Ms. Eiseman says she had a hand in naming Marsala in the 1990s: She had drunk the fortified wine on a trip to Sicily. She says she named Tangerine Tango while in Spain watching a dancer who wore an orange necklace. “It was the idea of an orange and a sexy dance you would do around it,” she says. And it is an easy guess where Ms. Eiseman was traveling when she named the particular color of turquoise that is Pantone’s Hawaiian Ocean.

Pantone started naming colors in the 1980s, when designers began to desire words to attach to the numerical codes. Several years ago, Pantone parsed its 2,100 named colors—a subset of the more than 30,000 shades it has defined by number—and discovered some of the older names didn’t seem smart enough. So it renamed them.

In the culling, Blue Green became Beach Glass. An olive brown called Drab became Cumin. And Deep Red Brown was rendered more delicious, Ms. Eiseman says, as Rum Raisin.
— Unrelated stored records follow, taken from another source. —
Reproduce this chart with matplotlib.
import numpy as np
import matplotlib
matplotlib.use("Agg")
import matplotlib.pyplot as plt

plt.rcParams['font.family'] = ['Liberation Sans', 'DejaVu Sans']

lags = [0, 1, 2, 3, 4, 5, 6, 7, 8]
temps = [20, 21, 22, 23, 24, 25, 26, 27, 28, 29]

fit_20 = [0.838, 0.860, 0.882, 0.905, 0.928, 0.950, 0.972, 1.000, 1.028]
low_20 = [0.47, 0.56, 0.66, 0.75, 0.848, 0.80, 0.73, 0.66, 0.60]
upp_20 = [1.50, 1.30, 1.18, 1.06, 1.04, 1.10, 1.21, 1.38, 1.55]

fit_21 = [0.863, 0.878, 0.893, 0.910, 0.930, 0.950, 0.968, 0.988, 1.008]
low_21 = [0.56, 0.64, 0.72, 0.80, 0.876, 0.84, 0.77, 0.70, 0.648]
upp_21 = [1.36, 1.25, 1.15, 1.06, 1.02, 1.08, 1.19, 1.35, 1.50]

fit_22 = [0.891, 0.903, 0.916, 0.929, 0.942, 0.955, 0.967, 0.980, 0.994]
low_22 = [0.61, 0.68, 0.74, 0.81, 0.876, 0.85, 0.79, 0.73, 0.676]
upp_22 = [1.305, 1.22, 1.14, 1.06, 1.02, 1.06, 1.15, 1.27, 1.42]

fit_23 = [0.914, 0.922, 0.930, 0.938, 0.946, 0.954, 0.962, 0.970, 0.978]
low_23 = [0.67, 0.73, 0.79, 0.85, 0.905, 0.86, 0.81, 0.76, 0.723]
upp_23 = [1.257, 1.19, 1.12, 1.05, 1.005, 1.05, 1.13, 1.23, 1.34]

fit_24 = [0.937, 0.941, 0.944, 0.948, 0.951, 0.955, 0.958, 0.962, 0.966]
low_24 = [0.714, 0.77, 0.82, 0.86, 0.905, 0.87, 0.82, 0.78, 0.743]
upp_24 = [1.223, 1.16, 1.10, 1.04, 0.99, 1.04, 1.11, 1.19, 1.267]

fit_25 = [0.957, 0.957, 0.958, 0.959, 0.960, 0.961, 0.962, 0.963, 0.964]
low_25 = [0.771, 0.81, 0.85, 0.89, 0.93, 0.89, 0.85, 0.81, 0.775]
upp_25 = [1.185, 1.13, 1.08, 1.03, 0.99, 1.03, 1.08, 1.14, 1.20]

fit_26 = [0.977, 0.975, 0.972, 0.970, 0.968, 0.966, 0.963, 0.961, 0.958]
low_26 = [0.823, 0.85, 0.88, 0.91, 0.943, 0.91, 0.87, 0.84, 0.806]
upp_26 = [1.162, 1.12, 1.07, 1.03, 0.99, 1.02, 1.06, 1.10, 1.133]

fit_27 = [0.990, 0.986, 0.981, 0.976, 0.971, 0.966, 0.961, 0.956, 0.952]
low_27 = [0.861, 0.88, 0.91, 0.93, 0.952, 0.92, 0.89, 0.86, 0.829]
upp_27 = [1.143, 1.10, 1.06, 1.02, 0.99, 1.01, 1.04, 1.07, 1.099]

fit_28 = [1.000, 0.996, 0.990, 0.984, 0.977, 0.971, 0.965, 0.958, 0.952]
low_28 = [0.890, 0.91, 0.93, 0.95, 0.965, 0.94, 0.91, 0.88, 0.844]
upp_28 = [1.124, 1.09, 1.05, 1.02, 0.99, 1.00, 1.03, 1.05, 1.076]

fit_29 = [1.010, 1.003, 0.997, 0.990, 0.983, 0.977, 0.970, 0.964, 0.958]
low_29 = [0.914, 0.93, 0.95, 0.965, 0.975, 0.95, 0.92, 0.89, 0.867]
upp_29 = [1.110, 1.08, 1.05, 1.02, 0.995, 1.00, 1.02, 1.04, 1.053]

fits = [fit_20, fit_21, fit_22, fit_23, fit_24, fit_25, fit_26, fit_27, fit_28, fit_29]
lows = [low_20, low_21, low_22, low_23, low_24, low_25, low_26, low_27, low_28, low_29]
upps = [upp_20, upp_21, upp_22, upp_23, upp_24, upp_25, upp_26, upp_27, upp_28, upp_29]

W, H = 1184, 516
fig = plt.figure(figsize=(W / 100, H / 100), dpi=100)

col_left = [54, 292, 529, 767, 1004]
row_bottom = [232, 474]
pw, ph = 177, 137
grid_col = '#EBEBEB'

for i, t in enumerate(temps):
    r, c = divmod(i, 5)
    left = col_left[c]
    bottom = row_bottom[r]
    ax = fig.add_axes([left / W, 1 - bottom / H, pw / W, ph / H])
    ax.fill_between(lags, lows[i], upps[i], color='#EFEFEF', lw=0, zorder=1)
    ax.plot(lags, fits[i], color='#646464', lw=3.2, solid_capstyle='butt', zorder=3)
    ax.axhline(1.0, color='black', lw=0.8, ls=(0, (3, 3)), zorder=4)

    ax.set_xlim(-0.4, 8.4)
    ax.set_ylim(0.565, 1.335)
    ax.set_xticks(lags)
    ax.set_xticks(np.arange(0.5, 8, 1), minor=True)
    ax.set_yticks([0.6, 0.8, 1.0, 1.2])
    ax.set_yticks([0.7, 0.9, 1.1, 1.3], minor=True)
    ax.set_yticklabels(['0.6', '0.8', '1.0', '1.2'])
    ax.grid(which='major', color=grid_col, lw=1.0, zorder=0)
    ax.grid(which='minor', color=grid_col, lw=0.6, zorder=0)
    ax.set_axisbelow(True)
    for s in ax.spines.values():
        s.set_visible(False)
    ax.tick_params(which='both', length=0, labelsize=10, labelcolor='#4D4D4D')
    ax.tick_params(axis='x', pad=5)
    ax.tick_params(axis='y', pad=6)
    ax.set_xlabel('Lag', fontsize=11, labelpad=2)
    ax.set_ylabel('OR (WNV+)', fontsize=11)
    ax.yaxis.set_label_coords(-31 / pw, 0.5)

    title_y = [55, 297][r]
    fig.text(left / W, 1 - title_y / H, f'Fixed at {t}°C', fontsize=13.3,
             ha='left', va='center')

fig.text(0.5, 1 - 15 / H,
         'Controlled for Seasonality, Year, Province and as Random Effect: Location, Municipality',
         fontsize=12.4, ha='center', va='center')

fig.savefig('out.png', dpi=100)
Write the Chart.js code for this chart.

Retailers start ordering products in the color as soon as it is announced, hoping to have them in stock quickly. Without knowing the color of 2015, Joss & Main’s Ms. Garlough met with her team before Thanksgiving to discuss holding space on the website in January to spotlight it—whatever it was. “Having the color of the year has become a way of displaying authority,” she says.